Amanda Knox contemplated suicide behind bars over fears she would not get out in time to get pregnant and have a child of her own.
Knox — who spent four years in prison after being wrongfully convicted of the murder of Brit student Meredith Kercher — recalled her lowest days in an Italian jail cell on the “Infertile AF” podcast.
“The loneliness of realizing that I was not gonna share my life with a man I loved and I was not going to have children deeply, deeply impacted me,” Knox said. “And I tried to think, ‘If that’s not true anymore, how do I make my life worth living?’”
The 34-year-old, who announced the birth of her daughter, Eureka Muse, in October, added: “What I lost was not just time and youth and human potential, but also there was the prospect of a family.
“And it is lost for any woman who is sentenced to lose her childbearing years to prison. I wanted to point out that there is a unique cost that the criminal justice system doesn’t really take into consideration, when we are sentencing women for crimes, and that we should potentially be thinking about that,” she told podcast host Ali Prato.
Knox also revealed how she has struck up a friendship with Monica Lewinsky. “I consider her a friend, and she’s been through hell,” she said. “She’s been through hell … she doesn’t have family, doesn’t have children yet.”
The embrace of Lewinsky came about because, Knox said, “That’s kind of my schtick. I always try to connect with people … especially women, who end up becoming vilified and cartoon cutouts for our … schadenfreude entertainment content.”
Knox told Times Radio this week that she views the public interest in convicted sex trafficker Ghislaine Maxwell’s case as an “opportunity to vilify a woman for sex crimes.“
She added: “Maxwell was obviously guilty of these terrible crimes and should be held accountable for her crimes. But also, we should be careful and mindful as a society when we have such raging interest in some cases over others.”
Now married to writer and poet Christopher Robinson, Knox said she was not prepared for her own conviction, to the point that her family had a plane ticket ready for her following the 2009 trial.
But as she faced the prospect of decades behind bars, Knox said: “I went back into my prison cell and I had to completely reframe this experience that was happening to me. I had been processing this whole thing, thinking, ‘This is a temporary thing. This is not my life.’
“And I had this, like, deep, deep visceral sad realization that, ‘Oh no, this is my life. And my life is not what I thought it was going to be. And not only am I not gonna go home, I’m not gonna have a career, I’m not gonna have a family.’”
Kercher’s body was found in the apartment she shared with Knox in Perugia, Italy, in November 2007. The 21-year-old’s throat had been slashed.
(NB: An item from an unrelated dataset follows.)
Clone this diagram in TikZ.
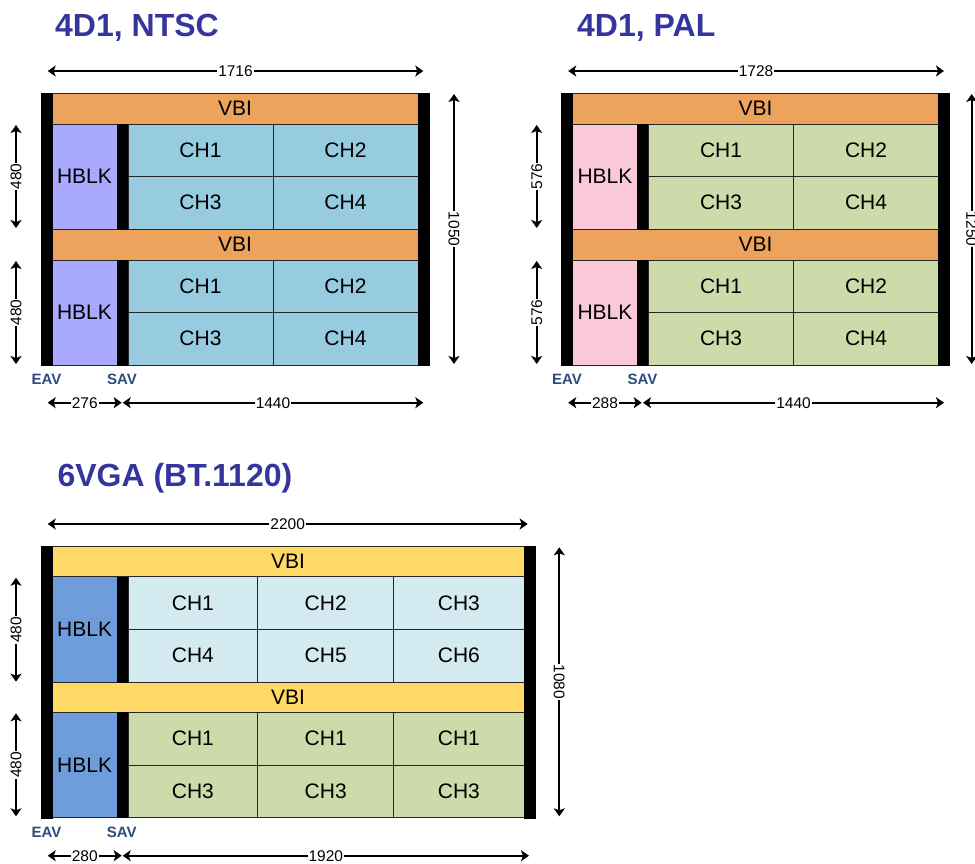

Knox and her then-boyfriend, Raffaele Sollecito, along with Rudy Guede, were formally charged and convicted, but Knox and Sollecito’s convictions were overturned in 2015.
Knox admitted on the podcast that it is “mind-boggling” that she managed to find her husband, adding: “I stumbled upon a person who, instead of, like, paying attention to true crime and being on the up and up with all these crazy stories that are out there … he’s a poetry guy.”
Guede, who was convicted of raping and killing Kercher, spent 13 years in jail before an early release in November. He maintains his innocence, alleging that Knox and Sollecito “inflict[ed] the stab wounds” to Kercher. He told the Sun in November: “I know the truth and [Knox] knows the truth.”